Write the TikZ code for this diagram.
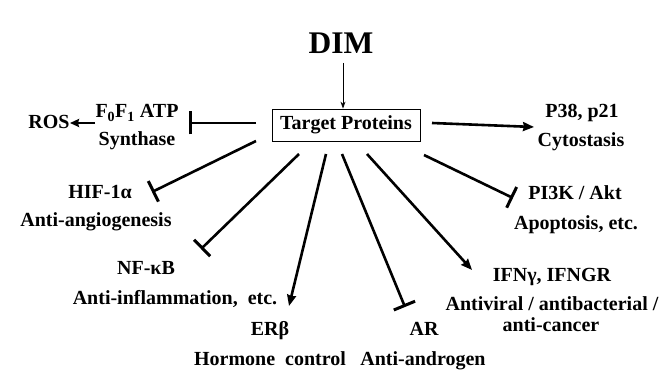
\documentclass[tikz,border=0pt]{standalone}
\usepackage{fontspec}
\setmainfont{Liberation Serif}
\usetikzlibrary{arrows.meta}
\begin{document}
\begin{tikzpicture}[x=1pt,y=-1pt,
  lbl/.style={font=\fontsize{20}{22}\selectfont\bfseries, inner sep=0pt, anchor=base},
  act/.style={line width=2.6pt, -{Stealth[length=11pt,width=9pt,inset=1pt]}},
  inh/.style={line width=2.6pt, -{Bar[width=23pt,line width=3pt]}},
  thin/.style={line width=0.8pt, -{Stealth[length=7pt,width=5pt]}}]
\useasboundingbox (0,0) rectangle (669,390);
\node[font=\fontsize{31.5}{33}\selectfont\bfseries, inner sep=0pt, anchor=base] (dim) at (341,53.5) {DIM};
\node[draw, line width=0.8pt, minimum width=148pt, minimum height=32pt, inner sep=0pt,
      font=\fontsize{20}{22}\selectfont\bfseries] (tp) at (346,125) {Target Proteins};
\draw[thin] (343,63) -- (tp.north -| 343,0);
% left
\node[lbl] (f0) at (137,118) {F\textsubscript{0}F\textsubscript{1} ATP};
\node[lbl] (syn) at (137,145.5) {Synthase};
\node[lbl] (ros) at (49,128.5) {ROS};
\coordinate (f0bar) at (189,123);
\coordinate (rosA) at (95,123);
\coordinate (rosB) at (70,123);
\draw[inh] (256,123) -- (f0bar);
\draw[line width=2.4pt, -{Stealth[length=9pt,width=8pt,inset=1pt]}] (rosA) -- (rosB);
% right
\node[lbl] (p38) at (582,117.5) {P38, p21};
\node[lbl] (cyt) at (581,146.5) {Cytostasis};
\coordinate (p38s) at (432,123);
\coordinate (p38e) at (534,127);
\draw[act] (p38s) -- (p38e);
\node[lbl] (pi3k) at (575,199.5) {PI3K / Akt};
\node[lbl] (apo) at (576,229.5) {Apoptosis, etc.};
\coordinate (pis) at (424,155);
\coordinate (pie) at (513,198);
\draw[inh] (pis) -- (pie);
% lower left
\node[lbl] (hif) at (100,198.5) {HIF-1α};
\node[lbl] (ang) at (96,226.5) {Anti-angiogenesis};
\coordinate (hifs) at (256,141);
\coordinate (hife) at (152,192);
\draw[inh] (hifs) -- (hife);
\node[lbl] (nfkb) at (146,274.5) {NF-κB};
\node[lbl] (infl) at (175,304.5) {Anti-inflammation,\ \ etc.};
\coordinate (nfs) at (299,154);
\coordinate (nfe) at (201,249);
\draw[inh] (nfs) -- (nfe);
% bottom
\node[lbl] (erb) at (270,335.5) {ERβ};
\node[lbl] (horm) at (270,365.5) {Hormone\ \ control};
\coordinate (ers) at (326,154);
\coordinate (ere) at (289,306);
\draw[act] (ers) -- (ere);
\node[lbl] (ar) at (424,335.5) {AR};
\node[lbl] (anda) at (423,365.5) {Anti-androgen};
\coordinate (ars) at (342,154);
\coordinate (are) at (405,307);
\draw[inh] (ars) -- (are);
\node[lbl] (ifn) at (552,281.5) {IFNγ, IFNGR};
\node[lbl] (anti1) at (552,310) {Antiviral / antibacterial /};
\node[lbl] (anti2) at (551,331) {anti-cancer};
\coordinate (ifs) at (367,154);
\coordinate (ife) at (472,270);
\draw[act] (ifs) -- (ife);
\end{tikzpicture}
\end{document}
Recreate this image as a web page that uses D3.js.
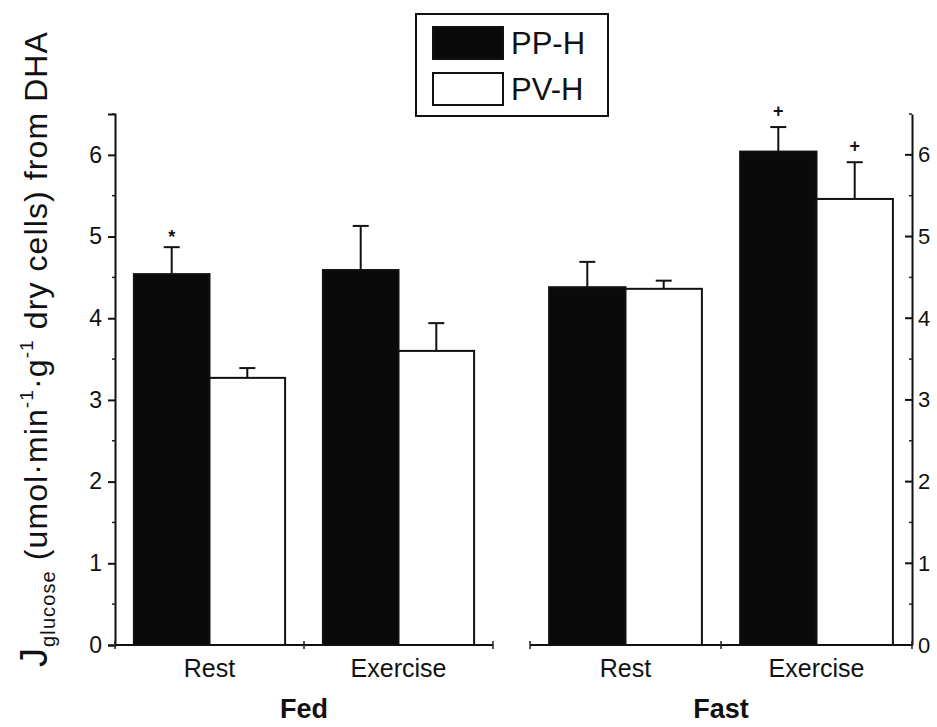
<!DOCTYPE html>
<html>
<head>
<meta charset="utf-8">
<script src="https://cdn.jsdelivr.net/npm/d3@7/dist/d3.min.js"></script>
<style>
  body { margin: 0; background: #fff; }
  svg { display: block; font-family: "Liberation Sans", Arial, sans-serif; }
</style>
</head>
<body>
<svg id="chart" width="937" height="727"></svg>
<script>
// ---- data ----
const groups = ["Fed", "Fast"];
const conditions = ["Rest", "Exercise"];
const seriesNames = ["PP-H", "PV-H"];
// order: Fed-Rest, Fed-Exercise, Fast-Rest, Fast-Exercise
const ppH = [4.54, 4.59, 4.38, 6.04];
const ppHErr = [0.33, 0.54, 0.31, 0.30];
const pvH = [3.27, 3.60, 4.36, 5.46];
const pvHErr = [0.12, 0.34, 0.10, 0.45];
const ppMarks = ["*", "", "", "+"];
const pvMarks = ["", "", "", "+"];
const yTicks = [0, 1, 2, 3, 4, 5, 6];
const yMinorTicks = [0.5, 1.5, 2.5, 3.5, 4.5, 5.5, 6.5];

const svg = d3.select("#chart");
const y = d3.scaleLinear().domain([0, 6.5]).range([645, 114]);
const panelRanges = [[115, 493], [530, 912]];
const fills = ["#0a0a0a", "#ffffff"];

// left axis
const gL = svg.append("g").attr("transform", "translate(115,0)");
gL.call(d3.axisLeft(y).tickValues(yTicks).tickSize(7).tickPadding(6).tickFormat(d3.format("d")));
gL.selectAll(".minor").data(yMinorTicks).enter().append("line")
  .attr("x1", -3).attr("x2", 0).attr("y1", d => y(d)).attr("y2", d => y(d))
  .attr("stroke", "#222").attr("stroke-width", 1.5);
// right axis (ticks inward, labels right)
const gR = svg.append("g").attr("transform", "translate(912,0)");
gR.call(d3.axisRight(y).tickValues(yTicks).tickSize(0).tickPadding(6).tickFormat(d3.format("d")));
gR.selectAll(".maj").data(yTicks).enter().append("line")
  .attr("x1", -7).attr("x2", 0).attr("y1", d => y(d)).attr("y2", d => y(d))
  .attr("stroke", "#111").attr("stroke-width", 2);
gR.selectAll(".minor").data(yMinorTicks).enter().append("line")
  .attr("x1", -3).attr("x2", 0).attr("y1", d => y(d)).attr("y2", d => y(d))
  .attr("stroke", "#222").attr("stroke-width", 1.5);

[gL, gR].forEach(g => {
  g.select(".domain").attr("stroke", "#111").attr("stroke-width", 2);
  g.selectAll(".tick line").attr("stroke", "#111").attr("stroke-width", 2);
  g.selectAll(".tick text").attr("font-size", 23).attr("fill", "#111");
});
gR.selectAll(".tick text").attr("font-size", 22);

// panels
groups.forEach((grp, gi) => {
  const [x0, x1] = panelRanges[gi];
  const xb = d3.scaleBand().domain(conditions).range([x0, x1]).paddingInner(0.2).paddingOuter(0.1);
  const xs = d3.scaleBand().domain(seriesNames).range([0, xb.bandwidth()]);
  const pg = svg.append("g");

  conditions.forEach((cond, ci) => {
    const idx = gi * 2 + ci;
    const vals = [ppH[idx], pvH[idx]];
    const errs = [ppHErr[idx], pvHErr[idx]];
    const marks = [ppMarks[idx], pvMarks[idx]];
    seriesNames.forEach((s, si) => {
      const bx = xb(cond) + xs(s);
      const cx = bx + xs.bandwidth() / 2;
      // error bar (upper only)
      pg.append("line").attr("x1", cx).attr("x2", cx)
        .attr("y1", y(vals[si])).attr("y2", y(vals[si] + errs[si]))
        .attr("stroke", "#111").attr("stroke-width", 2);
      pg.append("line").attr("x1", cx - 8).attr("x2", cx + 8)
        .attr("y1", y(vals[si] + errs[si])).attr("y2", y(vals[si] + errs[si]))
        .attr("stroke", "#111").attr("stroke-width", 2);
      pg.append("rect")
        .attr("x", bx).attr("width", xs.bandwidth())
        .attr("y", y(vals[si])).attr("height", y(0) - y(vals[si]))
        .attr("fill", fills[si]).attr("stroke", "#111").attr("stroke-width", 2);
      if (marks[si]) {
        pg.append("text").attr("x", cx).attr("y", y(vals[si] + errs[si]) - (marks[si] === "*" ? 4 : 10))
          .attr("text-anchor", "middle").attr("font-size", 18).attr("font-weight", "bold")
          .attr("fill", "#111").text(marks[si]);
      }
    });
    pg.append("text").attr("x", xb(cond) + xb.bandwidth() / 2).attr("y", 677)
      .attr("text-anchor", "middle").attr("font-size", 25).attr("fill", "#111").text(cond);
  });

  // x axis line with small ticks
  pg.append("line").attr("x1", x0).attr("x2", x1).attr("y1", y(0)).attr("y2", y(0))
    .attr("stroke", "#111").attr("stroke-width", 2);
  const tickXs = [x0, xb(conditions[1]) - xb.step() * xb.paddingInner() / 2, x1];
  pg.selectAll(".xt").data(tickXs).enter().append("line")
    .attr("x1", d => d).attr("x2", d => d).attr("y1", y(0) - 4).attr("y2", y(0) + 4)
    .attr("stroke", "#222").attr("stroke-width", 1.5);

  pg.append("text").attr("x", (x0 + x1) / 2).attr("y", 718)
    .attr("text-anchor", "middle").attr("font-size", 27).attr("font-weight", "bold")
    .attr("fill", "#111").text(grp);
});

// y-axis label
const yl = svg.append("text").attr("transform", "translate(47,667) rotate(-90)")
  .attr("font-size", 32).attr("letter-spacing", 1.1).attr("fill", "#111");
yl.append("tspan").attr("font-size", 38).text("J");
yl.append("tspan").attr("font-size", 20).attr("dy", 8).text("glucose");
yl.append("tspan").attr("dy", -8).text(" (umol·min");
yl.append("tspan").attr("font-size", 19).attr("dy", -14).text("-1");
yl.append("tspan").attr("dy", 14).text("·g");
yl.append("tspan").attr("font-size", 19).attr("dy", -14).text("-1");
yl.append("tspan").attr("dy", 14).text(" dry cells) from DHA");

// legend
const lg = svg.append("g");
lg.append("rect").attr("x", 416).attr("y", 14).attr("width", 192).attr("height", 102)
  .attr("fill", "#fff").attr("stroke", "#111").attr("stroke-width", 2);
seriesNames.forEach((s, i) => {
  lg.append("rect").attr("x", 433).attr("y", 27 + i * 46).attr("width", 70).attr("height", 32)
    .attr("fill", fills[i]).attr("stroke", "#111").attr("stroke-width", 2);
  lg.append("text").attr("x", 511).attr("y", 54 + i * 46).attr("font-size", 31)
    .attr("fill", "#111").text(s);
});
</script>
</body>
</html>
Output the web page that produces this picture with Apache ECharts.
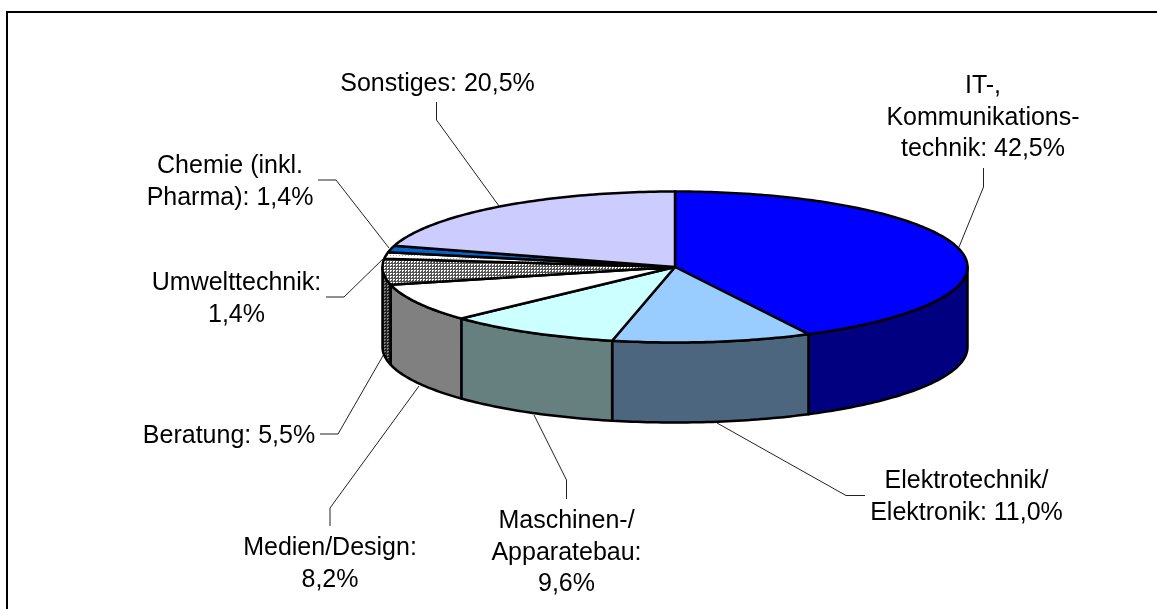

┄┄┄┄┄┄

:: What you have to do ::
Search the preceding listing for the word "page" and pull out every line that holds it.

:: Written solution ::
Recreate this image as a web page that uses D3.js.
Output the web page that produces this picture with Apache ECharts.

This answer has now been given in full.